»»
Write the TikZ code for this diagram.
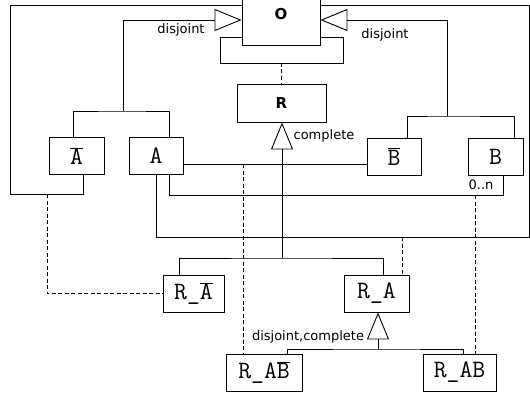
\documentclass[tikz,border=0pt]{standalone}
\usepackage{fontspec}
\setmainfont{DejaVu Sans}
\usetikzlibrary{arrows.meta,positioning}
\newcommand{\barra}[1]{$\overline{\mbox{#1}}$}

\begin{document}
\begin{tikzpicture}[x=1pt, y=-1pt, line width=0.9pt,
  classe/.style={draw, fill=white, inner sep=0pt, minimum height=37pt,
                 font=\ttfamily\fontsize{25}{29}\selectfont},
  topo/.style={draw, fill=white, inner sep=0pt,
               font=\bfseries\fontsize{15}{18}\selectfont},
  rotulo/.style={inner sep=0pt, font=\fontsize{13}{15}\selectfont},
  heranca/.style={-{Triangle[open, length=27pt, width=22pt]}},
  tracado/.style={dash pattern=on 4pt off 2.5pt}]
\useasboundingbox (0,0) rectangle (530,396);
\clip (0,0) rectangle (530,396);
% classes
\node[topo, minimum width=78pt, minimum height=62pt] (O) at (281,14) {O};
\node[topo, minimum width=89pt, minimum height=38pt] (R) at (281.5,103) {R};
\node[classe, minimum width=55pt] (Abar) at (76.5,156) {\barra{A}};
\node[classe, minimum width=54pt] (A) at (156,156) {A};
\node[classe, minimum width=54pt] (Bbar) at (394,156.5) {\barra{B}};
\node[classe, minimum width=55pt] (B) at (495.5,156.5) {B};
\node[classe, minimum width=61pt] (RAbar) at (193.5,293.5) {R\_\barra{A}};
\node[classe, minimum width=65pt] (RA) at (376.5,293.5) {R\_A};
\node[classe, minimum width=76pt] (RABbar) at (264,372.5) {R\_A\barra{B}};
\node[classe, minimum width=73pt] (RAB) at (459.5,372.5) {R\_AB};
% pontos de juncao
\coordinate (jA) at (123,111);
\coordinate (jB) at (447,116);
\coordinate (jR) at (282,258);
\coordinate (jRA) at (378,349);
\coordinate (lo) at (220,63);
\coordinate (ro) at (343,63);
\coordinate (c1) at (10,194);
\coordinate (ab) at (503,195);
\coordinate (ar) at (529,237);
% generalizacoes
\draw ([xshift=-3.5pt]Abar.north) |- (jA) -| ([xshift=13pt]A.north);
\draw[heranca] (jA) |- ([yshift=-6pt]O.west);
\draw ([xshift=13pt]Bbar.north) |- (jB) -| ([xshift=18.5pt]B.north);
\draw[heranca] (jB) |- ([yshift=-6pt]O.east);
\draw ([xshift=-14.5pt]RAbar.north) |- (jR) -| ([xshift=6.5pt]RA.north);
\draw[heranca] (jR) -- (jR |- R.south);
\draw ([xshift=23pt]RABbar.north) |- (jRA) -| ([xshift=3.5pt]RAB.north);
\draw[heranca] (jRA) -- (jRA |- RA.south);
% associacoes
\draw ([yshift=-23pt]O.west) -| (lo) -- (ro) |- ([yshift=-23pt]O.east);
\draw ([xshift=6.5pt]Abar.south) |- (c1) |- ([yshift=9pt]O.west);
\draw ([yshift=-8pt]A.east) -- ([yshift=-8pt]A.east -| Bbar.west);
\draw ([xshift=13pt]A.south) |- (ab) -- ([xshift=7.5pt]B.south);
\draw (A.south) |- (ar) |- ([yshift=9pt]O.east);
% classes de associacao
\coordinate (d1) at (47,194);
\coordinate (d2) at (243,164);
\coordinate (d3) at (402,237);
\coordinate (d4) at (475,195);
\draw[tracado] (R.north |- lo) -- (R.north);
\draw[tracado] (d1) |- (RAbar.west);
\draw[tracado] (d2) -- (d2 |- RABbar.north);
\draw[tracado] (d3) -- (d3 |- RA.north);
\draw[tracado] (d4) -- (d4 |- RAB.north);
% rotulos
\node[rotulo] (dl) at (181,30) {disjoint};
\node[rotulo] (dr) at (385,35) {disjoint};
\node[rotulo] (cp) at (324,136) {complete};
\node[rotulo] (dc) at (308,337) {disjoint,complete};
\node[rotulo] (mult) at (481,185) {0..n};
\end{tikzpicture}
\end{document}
««
Task instructions:
Skipping the pictures, transcribe each line above exactly as it appears.

Result of the exercise:
Write the TikZ code for this diagram.
\documentclass[tikz,border=0pt]{standalone}
\usepackage{fontspec}
\setmainfont{DejaVu Sans}
\usetikzlibrary{arrows.meta,positioning}
\newcommand{\barra}[1]{$\overline{\mbox{#1}}$}

\begin{document}
\begin{tikzpicture}[x=1pt, y=-1pt, line width=0.9pt,
  classe/.style={draw, fill=white, inner sep=0pt, minimum height=37pt,
                 font=\ttfamily\fontsize{25}{29}\selectfont},
  topo/.style={draw, fill=white, inner sep=0pt,
               font=\bfseries\fontsize{15}{18}\selectfont},
  rotulo/.style={inner sep=0pt, font=\fontsize{13}{15}\selectfont},
  heranca/.style={-{Triangle[open, length=27pt, width=22pt]}},
  tracado/.style={dash pattern=on 4pt off 2.5pt}]
\useasboundingbox (0,0) rectangle (530,396);
\clip (0,0) rectangle (530,396);
% classes
\node[topo, minimum width=78pt, minimum height=62pt] (O) at (281,14) {O};
\node[topo, minimum width=89pt, minimum height=38pt] (R) at (281.5,103) {R};
\node[classe, minimum width=55pt] (Abar) at (76.5,156) {\barra{A}};
\node[classe, minimum width=54pt] (A) at (156,156) {A};
\node[classe, minimum width=54pt] (Bbar) at (394,156.5) {\barra{B}};
\node[classe, minimum width=55pt] (B) at (495.5,156.5) {B};
\node[classe, minimum width=61pt] (RAbar) at (193.5,293.5) {R\_\barra{A}};
\node[classe, minimum width=65pt] (RA) at (376.5,293.5) {R\_A};
\node[classe, minimum width=76pt] (RABbar) at (264,372.5) {R\_A\barra{B}};
\node[classe, minimum width=73pt] (RAB) at (459.5,372.5) {R\_AB};
% pontos de juncao
\coordinate (jA) at (123,111);
\coordinate (jB) at (447,116);
\coordinate (jR) at (282,258);
\coordinate (jRA) at (378,349);
\coordinate (lo) at (220,63);
\coordinate (ro) at (343,63);
\coordinate (c1) at (10,194);
\coordinate (ab) at (503,195);
\coordinate (ar) at (529,237);
% generalizacoes
\draw ([xshift=-3.5pt]Abar.north) |- (jA) -| ([xshift=13pt]A.north);
\draw[heranca] (jA) |- ([yshift=-6pt]O.west);
\draw ([xshift=13pt]Bbar.north) |- (jB) -| ([xshift=18.5pt]B.north);
\draw[heranca] (jB) |- ([yshift=-6pt]O.east);
\draw ([xshift=-14.5pt]RAbar.north) |- (jR) -| ([xshift=6.5pt]RA.north);
\draw[heranca] (jR) -- (jR |- R.south);
\draw ([xshift=23pt]RABbar.north) |- (jRA) -| ([xshift=3.5pt]RAB.north);
\draw[heranca] (jRA) -- (jRA |- RA.south);
% associacoes
\draw ([yshift=-23pt]O.west) -| (lo) -- (ro) |- ([yshift=-23pt]O.east);
\draw ([xshift=6.5pt]Abar.south) |- (c1) |- ([yshift=9pt]O.west);
\draw ([yshift=-8pt]A.east) -- ([yshift=-8pt]A.east -| Bbar.west);
\draw ([xshift=13pt]A.south) |- (ab) -- ([xshift=7.5pt]B.south);
\draw (A.south) |- (ar) |- ([yshift=9pt]O.east);
% classes de associacao
\coordinate (d1) at (47,194);
\coordinate (d2) at (243,164);
\coordinate (d3) at (402,237);
\coordinate (d4) at (475,195);
\draw[tracado] (R.north |- lo) -- (R.north);
\draw[tracado] (d1) |- (RAbar.west);
\draw[tracado] (d2) -- (d2 |- RABbar.north);
\draw[tracado] (d3) -- (d3 |- RA.north);
\draw[tracado] (d4) -- (d4 |- RAB.north);
% rotulos
\node[rotulo] (dl) at (181,30) {disjoint};
\node[rotulo] (dr) at (385,35) {disjoint};
\node[rotulo] (cp) at (324,136) {complete};
\node[rotulo] (dc) at (308,337) {disjoint,complete};
\node[rotulo] (mult) at (481,185) {0..n};
\end{tikzpicture}
\end{document}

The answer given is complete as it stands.